---------- INFORMATION SUPPLIED

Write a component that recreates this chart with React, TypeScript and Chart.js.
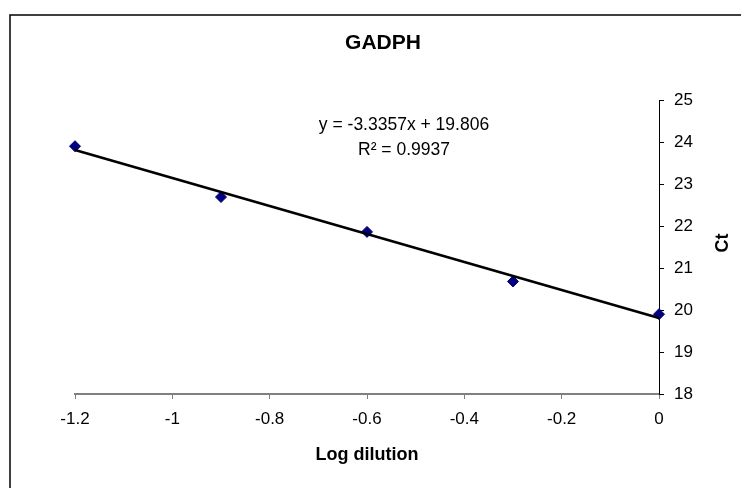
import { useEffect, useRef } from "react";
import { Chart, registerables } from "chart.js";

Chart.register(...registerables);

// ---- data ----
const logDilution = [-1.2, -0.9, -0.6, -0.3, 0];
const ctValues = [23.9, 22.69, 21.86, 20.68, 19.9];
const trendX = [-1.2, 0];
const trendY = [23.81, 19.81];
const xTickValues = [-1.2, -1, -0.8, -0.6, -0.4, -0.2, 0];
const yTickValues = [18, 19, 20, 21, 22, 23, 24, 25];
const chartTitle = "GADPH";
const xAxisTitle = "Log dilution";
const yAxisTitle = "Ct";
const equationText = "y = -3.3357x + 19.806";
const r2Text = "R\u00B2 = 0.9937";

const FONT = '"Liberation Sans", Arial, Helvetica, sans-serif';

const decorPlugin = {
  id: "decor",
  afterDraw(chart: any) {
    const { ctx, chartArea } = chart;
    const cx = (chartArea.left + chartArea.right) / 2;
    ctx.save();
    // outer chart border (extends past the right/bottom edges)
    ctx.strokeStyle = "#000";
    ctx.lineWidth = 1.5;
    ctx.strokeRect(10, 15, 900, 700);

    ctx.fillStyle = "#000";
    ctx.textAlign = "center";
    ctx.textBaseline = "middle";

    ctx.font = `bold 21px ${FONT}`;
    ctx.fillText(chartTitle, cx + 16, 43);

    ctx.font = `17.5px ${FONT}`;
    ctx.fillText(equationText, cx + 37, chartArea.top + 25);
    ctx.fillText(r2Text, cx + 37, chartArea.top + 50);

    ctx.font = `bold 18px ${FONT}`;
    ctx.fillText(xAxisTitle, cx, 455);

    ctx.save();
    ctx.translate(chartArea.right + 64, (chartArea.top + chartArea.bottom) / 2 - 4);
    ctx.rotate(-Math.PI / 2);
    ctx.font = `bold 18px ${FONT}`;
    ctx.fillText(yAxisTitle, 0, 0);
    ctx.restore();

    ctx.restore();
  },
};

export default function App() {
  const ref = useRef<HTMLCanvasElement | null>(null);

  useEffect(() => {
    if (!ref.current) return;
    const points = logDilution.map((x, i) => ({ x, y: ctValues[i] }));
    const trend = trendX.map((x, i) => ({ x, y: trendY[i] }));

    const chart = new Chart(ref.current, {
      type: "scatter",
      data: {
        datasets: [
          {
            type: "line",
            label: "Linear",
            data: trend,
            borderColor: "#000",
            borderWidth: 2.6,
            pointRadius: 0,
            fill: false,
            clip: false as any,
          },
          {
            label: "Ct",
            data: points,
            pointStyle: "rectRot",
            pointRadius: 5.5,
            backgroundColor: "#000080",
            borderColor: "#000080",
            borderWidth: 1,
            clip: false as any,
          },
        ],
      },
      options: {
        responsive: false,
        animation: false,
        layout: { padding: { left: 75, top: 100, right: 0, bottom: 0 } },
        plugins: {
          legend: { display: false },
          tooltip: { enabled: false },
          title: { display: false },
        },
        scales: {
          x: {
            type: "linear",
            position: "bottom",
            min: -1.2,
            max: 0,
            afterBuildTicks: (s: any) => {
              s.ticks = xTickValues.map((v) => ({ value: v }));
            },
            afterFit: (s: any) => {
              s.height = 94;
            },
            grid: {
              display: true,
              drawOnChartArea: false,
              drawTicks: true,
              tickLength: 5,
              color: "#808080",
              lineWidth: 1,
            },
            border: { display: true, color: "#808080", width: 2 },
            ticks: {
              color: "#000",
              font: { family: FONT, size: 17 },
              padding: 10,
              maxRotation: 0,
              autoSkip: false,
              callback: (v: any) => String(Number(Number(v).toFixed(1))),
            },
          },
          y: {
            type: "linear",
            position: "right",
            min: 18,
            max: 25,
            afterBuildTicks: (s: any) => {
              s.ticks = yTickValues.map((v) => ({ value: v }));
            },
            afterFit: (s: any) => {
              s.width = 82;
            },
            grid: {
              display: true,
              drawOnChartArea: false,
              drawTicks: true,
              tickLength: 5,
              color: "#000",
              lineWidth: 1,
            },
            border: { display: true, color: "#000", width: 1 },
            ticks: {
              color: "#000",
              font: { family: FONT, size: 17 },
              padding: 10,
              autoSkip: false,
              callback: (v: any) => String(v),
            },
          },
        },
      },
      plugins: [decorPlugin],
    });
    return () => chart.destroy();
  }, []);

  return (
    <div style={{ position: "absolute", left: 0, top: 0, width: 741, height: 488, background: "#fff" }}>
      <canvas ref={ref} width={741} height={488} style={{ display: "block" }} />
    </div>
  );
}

--------------------

WRITTEN TASK: Write out exactly the opening lines of the data, stopping after the line that holds "Chart.register(...registerables);". Exclude pictures.

OUTPUT BELOW:
Write a component that recreates this chart with React, TypeScript and Chart.js.
import { useEffect, useRef } from "react";
import { Chart, registerables } from "chart.js";

Chart.register(...registerables);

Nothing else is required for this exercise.